I've written my own media player interface using javascript and html5. Currently my volume slider maps to the browser's volume attribute 1:1. I'd quite like to adjust this to account for perceived loudness.
The volume attribute section of the html5 specs say:
... 0.0 being silent, and 1.0 being the loudest setting, values in between increasing in loudness. The range need not be linear.
This seems to imply that there's no standard for what scale browsers should use. I'm worried that if I adjust for perceived loudness in one browser, another browser might already be doing this resulting in an overcorrection.
Does anyone know what volume scales browsers currently use and whether these are likely to change in future?
Assuming you cannot acquire directly the information on each browser, I would suggest developing a set of empirical tests. Off-hand, I can't imagine the browser vendors using anything other than logarithmic or linear volume control, so that leaves only two outcomes to consider in your tests. Once your test flow is created, you can reuse it whenever a new browser version is released.

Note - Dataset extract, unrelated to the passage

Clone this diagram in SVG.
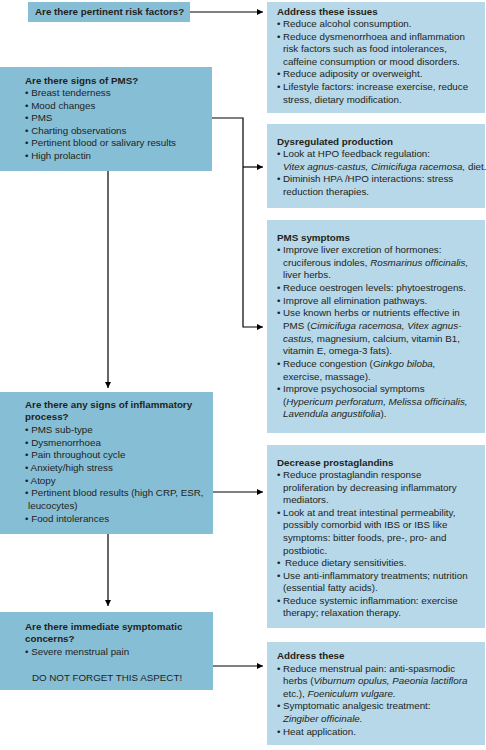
<svg xmlns="http://www.w3.org/2000/svg" width="486" height="750" viewBox="0 0 486 750">
<style>
text{font-family:"Liberation Sans",Arial,sans-serif;font-size:9.8px;fill:#231f20}
.b{font-weight:bold}
.i{font-style:italic}
.q{fill:#86bed6}
.a{fill:#b6d8e8}
.c{stroke:#000;stroke-width:1.2;fill:none}
</style>
<defs>
<marker id="ah" viewBox="0 0 10 10" refX="10" refY="5" markerWidth="8" markerHeight="6" markerUnits="userSpaceOnUse" orient="auto">
<path d="M0,0L10,5L0,10z" fill="#000"/>
</marker>
</defs>
<rect width="486" height="750" fill="#fff"/>

<g id="connectors">
<path class="c" d="M190,12H263" marker-end="url(#ah)"/>
<path class="c" d="M212,118H243V327H263" marker-end="url(#ah)"/>
<path class="c" d="M243,167H263" marker-end="url(#ah)"/>
<path class="c" d="M108,171V388" marker-end="url(#ah)"/>
<path class="c" d="M213,492H263" marker-end="url(#ah)"/>
<path class="c" d="M108,534V606" marker-end="url(#ah)"/>
<path class="c" d="M213,666H263" marker-end="url(#ah)"/>
</g>

<g id="risk">
<rect class="q" x="28" y="2" width="162" height="20"/>
<text class="b" x="35" y="15">Are there pertinent risk factors?</text>
</g>

<g id="address-issues">
<rect class="a" x="267" y="2" width="218" height="111"/>
<text class="b" x="277" y="14.5">Address these issues</text>
<text x="277" y="27">•</text><text x="283" y="27">Reduce alcohol consumption.</text>
<text x="277" y="39.6">•</text><text x="283" y="39.6">Reduce dysmenorrhoea and inflammation</text>
<text x="283" y="52.2">risk factors such as food intolerances,</text>
<text x="283" y="64.8">caffeine consumption or mood disorders.</text>
<text x="277" y="77.4">•</text><text x="283" y="77.4">Reduce adiposity or overweight.</text>
<text x="277" y="90">•</text><text x="283" y="90">Lifestyle factors: increase exercise, reduce</text>
<text x="283" y="102.6">stress, dietary modification.</text>
</g>

<g id="pms">
<rect class="q" x="0" y="67" width="212" height="104"/>
<text class="b" x="25" y="83.5">Are there signs of PMS?</text>
<text x="25" y="96">• Breast tenderness</text>
<text x="25" y="108.5">• Mood changes</text>
<text x="25" y="121">• PMS</text>
<text x="25" y="133.5">• Charting observations</text>
<text x="25" y="146">• Pertinent blood or salivary results</text>
<text x="25" y="158.5">• High prolactin</text>
</g>

<g id="dysregulated">
<rect class="a" x="267" y="124" width="218" height="84"/>
<text class="b" x="277" y="144.5">Dysregulated production</text>
<text x="277" y="157">•</text><text x="283" y="157">Look at HPO feedback regulation:</text>
<text x="283" y="169.5"><tspan class="i">Vitex agnus-castus, Cimicifuga racemosa,</tspan> diet.</text>
<text x="277" y="182">•</text><text x="283" y="182">Diminish HPA /HPO interactions: stress</text>
<text x="283" y="194.5">reduction therapies.</text>
</g>

<g id="pms-symptoms">
<rect class="a" x="267" y="220" width="218" height="213"/>
<text class="b" x="277" y="240.5">PMS symptoms</text>
<text x="277" y="253.1">•</text><text x="283" y="253.1">Improve liver excretion of hormones:</text>
<text x="283" y="265.8">cruciferous indoles, <tspan class="i">Rosmarinus officinalis,</tspan></text>
<text x="283" y="278.4">liver herbs.</text>
<text x="277" y="291">•</text><text x="283" y="291">Reduce oestrogen levels: phytoestrogens.</text>
<text x="277" y="303.7">•</text><text x="283" y="303.7">Improve all elimination pathways.</text>
<text x="277" y="316.3">•</text><text x="283" y="316.3">Use known herbs or nutrients effective in</text>
<text x="283" y="329">PMS (<tspan class="i">Cimicifuga racemosa, Vitex agnus-</tspan></text>
<text x="283" y="341.6"><tspan class="i">castus,</tspan> magnesium, calcium, vitamin B1,</text>
<text x="283" y="354.2">vitamin E, omega-3 fats).</text>
<text x="277" y="366.9">•</text><text x="283" y="366.9">Reduce congestion (<tspan class="i">Ginkgo biloba,</tspan></text>
<text x="283" y="379.5">exercise, massage).</text>
<text x="277" y="392.2">•</text><text x="283" y="392.2">Improve psychosocial symptoms</text>
<text x="283" y="404.8">(<tspan class="i">Hypericum perforatum, Melissa officinalis,</tspan></text>
<text x="283" y="417.4"><tspan class="i">Lavendula angustifolia</tspan>).</text>
</g>

<g id="inflammatory">
<rect class="q" x="0" y="392" width="213" height="142"/>
<text class="b" x="25" y="407.5">Are there any signs of inflammatory</text>
<text class="b" x="25" y="420.2">process?</text>
<text x="25" y="432.8">• PMS sub-type</text>
<text x="25" y="445.5">• Dysmenorrhoea</text>
<text x="25" y="458.2">• Pain throughout cycle</text>
<text x="25" y="470.8">• Anxiety/high stress</text>
<text x="25" y="483.5">• Atopy</text>
<text x="25" y="496.2">• Pertinent blood results (high CRP, ESR,</text>
<text x="28" y="508.8">leucocytes)</text>
<text x="25" y="521.5">• Food intolerances</text>
</g>

<g id="prostaglandins">
<rect class="a" x="267" y="445" width="218" height="183"/>
<text class="b" x="277" y="465.5">Decrease prostaglandins</text>
<text x="277" y="478.1">•</text><text x="283" y="478.1">Reduce prostaglandin response</text>
<text x="283" y="490.7">proliferation by decreasing inflammatory</text>
<text x="283" y="503.2">mediators.</text>
<text x="277" y="515.8">•</text><text x="283" y="515.8">Look at and treat intestinal permeability,</text>
<text x="283" y="528.4">possibly comorbid with IBS or IBS like</text>
<text x="283" y="541">symptoms: bitter foods, pre-, pro- and</text>
<text x="283" y="553.5">postbiotic.</text>
<text x="277" y="566.1">•</text><text x="285" y="566.1">Reduce dietary sensitivities.</text>
<text x="277" y="578.7">•</text><text x="283" y="578.7">Use anti-inflammatory treatments; nutrition</text>
<text x="283" y="591.3">(essential fatty acids).</text>
<text x="277" y="603.8">•</text><text x="283" y="603.8">Reduce systemic inflammation: exercise</text>
<text x="283" y="616.4">therapy; relaxation therapy.</text>
</g>

<g id="immediate">
<rect class="q" x="0" y="612" width="213" height="78"/>
<text class="b" x="25" y="629.5">Are there immediate symptomatic</text>
<text class="b" x="25" y="642">concerns?</text>
<text x="25" y="654.5">• Severe menstrual pain</text>
<text x="107" y="680.5" text-anchor="middle">DO NOT FORGET THIS ASPECT!</text>
</g>

<g id="address-these">
<rect class="a" x="267" y="642" width="218" height="103"/>
<text class="b" x="277" y="658.5">Address these</text>
<text x="277" y="671.5">•</text><text x="283" y="671.5">Reduce menstrual pain: anti-spasmodic</text>
<text x="283" y="684.1">herbs (<tspan class="i">Viburnum opulus, Paeonia lactiflora</tspan></text>
<text x="283" y="696.7">etc.), <tspan class="i">Foeniculum vulgare.</tspan></text>
<text x="277" y="709.3">•</text><text x="283" y="709.3">Symptomatic analgesic treatment:</text>
<text x="283" y="721.9"><tspan class="i">Zingiber officinale.</tspan></text>
<text x="277" y="734.5">•</text><text x="283" y="734.5">Heat application.</text>
</g>
</svg>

As for the tests themselves, they could be by your own perception (test the loudness at 100% vs. 50%, and guage whether 50% actually sounds half as loud, or only 75%-ish as loud); or they could be through recording the "what you hear" channel on your soundcard, and analyzing the waveform in a custom app or tool, this time looking for a .5 drop in (peak) amplititude if simple linear, or a greater than .5 drop if logarithmic. If building your own analysis tool, PCM waveform data is not too difficult to work with, assuming you are comfortable with C/C++/C#/et.al.